Limitations & Future Work

  • The dataset size (7.2K) is relatively small, potentially limiting generalization.
  • Focuses on object-level ambiguity in COCO, not covering higher-level semantic ambiguity (e.g., metaphors, cultural differences).
  • The boundaries for Level 2/3 remain somewhat subjective (64% human agreement).
  • Evaluation is limited to single-turn VQA; strategy switching in multi-turn dialogues is not yet explored.

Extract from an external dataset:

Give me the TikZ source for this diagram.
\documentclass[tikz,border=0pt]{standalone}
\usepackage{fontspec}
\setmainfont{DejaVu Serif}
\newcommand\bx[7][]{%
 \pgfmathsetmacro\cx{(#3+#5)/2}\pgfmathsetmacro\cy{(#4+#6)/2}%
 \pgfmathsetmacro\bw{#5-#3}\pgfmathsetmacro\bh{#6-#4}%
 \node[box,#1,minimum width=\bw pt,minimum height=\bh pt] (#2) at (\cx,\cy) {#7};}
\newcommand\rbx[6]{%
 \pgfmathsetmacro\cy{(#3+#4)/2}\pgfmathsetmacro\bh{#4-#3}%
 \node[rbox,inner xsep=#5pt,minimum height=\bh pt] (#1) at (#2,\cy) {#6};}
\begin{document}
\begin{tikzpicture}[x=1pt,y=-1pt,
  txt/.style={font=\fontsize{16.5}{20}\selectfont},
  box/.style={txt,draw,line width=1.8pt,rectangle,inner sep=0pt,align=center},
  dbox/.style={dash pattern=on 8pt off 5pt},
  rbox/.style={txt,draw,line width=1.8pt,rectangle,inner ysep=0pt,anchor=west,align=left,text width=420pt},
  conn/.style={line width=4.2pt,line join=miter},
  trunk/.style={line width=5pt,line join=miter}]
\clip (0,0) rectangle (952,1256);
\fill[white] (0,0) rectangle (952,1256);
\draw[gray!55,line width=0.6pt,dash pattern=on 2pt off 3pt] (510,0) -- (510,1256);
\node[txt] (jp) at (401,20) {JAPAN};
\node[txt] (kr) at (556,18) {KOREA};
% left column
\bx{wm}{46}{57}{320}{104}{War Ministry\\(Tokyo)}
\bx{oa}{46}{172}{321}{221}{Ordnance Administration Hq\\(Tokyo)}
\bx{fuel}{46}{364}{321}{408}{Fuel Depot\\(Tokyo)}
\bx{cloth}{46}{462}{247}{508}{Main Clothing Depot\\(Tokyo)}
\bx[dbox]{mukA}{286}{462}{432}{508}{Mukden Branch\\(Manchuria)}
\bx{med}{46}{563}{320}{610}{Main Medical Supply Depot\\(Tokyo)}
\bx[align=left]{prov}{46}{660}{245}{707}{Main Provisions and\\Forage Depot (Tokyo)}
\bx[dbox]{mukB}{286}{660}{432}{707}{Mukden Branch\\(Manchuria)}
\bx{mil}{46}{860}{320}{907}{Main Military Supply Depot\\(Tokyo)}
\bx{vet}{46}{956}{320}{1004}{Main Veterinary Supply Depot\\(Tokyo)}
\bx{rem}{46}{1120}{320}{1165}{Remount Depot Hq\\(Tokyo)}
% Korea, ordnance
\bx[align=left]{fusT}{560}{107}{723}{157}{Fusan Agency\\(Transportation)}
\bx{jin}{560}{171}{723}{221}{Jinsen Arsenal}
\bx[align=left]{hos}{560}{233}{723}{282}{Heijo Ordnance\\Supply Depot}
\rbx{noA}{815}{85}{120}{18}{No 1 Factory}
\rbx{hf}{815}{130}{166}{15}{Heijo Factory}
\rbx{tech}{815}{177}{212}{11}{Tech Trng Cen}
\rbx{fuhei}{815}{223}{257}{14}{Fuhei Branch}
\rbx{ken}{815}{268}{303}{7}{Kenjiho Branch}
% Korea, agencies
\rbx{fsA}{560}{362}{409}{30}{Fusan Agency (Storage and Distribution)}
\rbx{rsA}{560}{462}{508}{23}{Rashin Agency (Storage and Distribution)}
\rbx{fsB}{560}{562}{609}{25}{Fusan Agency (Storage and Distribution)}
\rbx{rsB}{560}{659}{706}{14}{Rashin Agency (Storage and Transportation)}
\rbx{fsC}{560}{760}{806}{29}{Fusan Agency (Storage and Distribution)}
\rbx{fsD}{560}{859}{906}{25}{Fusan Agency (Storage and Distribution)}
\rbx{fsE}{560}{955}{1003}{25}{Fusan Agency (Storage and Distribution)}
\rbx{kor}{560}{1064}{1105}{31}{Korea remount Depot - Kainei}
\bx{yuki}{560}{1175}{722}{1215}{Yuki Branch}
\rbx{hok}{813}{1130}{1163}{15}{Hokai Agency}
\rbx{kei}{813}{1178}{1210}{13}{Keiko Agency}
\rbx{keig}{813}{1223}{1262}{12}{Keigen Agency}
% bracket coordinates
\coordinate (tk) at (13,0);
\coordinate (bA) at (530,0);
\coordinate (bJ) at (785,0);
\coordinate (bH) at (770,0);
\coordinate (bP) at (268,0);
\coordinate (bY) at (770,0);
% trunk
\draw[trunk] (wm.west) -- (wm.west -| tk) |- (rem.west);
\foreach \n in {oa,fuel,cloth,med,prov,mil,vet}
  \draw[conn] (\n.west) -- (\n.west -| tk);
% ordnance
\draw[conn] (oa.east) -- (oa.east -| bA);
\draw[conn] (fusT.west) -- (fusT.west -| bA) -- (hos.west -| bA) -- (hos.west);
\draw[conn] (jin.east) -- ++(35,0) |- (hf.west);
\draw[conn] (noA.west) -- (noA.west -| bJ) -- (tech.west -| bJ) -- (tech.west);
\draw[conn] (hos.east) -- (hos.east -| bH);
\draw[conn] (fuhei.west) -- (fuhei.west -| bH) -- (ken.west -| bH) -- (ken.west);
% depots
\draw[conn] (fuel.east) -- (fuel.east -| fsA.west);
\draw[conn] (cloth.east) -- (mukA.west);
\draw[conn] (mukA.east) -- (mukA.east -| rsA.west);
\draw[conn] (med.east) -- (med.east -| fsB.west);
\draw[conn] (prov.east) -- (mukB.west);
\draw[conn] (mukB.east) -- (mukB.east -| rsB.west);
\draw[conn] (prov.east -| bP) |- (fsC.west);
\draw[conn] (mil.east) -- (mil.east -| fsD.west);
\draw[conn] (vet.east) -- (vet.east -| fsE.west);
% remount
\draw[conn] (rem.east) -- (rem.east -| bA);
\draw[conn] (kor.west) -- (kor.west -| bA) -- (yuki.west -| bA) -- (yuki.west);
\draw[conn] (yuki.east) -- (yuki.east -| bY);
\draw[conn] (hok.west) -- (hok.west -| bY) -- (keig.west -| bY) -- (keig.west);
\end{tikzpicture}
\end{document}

  • vs. ClearVQA: ClearVQA only trains for binary "ask vs answer," whereas AQuA defines 4 more flexible strategies.
  • vs. VAGUE: VAGUE evaluates how context resolves ambiguity; AQuA focuses on training models to choose strategies based on the level of ambiguity.

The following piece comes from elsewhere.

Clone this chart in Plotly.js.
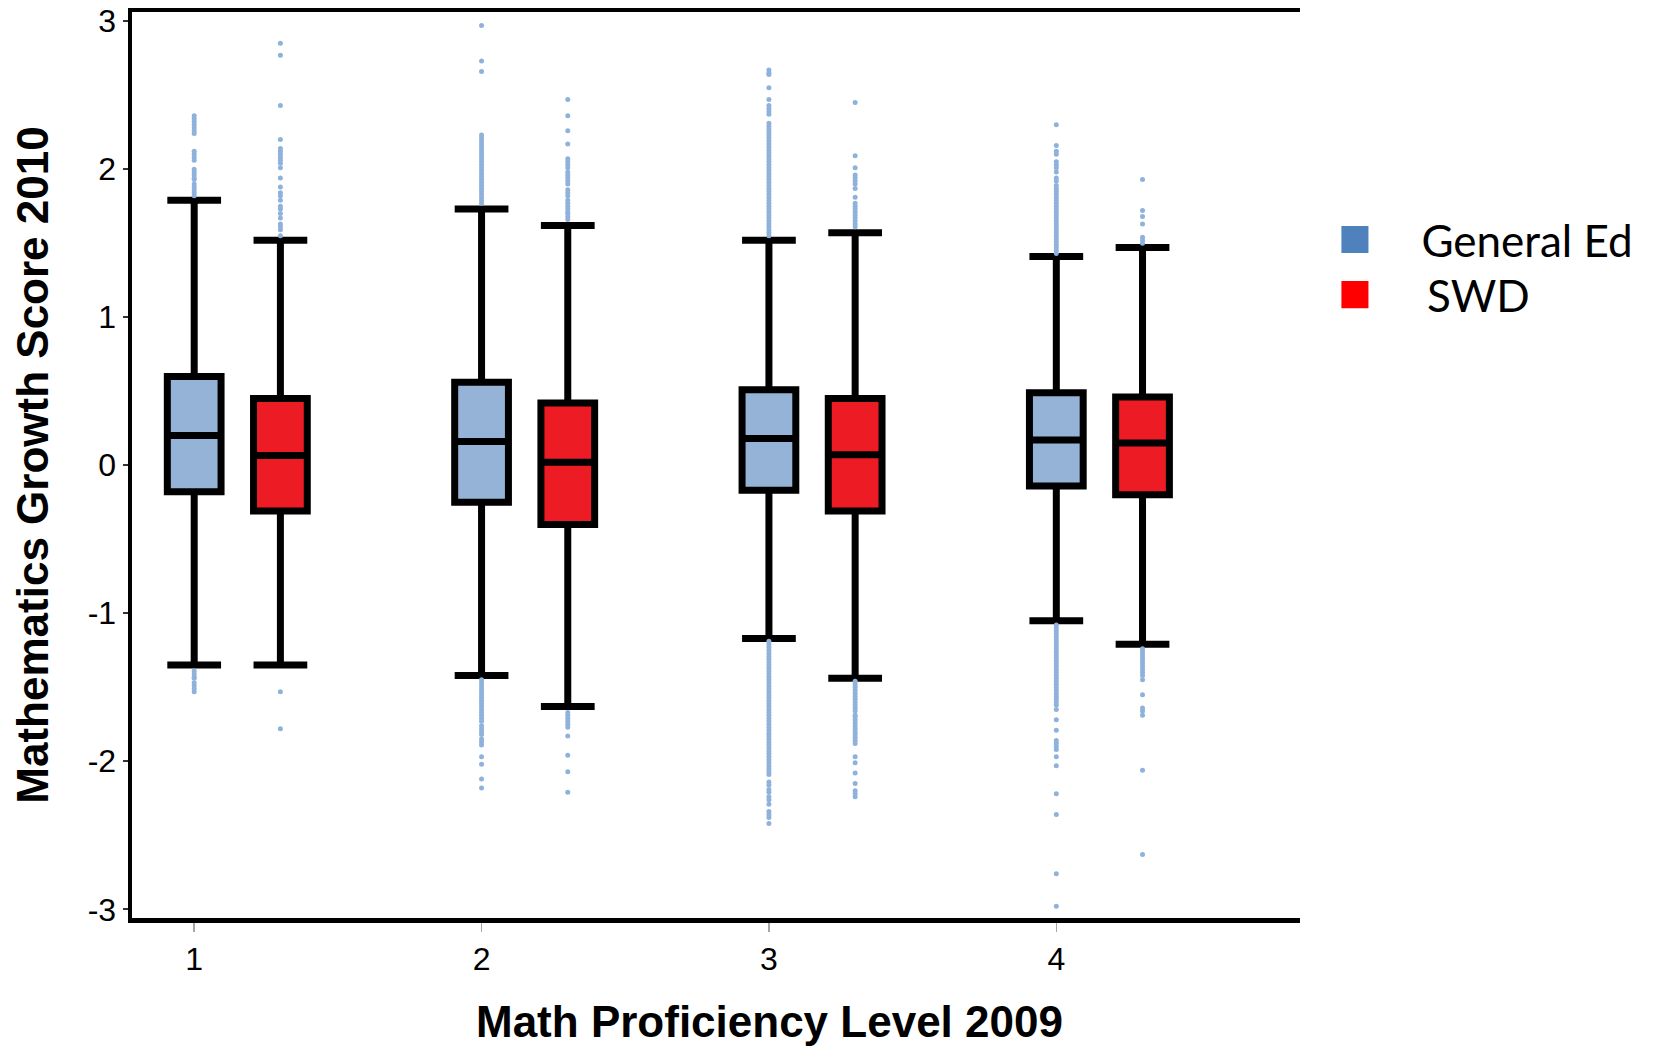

  • vs. "I don't know" training: Simply refusing to answer is not an optimal strategy—inference or enumeration is often more helpful than outright refusal.

Rating

  • Novelty: ⭐⭐⭐⭐⭐ First multi-strategy ambiguity VQA framework with an original 4-level taxonomy.
  • Experimental Thoroughness: ⭐⭐⭐⭐ Extensive model comparisons, human validation, and GRPO ablation.
  • Writing Quality: ⭐⭐⭐⭐⭐ Clear motivation, intuitive examples, and precise definitions.
  • Value: ⭐⭐⭐⭐⭐ Provides direct insights for safe VLM deployment—models must learn to say "I am not sure."